Mom was 17 or so when she got married and she gave birth to Piri soon after. I was born in 1915, Bozsi in 1910, Rozsi in 1908, and Piri was born in 1906. She was a very beautiful girl. Piri always ran away from home. Once she ran away to the neighbors and they were standing over her at a loss, wondering who she could be. She was a nice blond little girl and she could already talk, only she couldn't tell what her name was and who her father was. And finally they found out who she was because she kept saying, 'He is always ironing, he is always ironing'. And so they realized that if he was always ironing, she could only be the tailor's daughter.

I was the youngest child and the fourth girl.
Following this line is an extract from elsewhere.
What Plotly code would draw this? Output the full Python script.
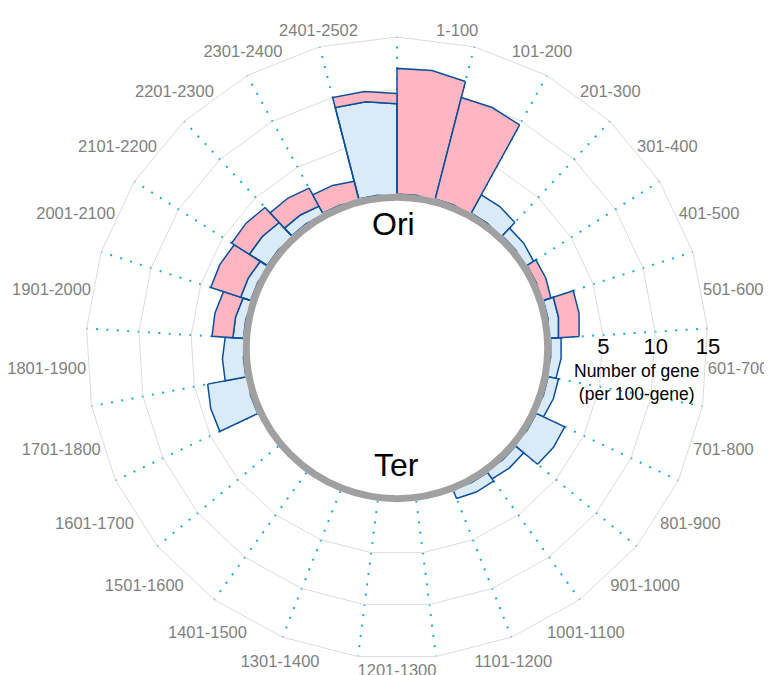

My father almost threw me out! He said that if I was also going to turn out a girl, I would be thrown into the Eger stream. He didn't mean to throw me out, of course, he just kept threatening my mother with it because he wanted to have a male heir who could inherit his workshop. Looking back at my childhood, it was absolutely untroubled. It wasn't an issue whether we were Jews or not. We were on very friendly terms with our neighbors. We didn't get together but we got on well. In school [non-Jewish] children were told that on Saturday they had to write the stuff in our student's record and everything was going well. Nobody touched us, all the more so because my dad was a very honest and decent craftsman.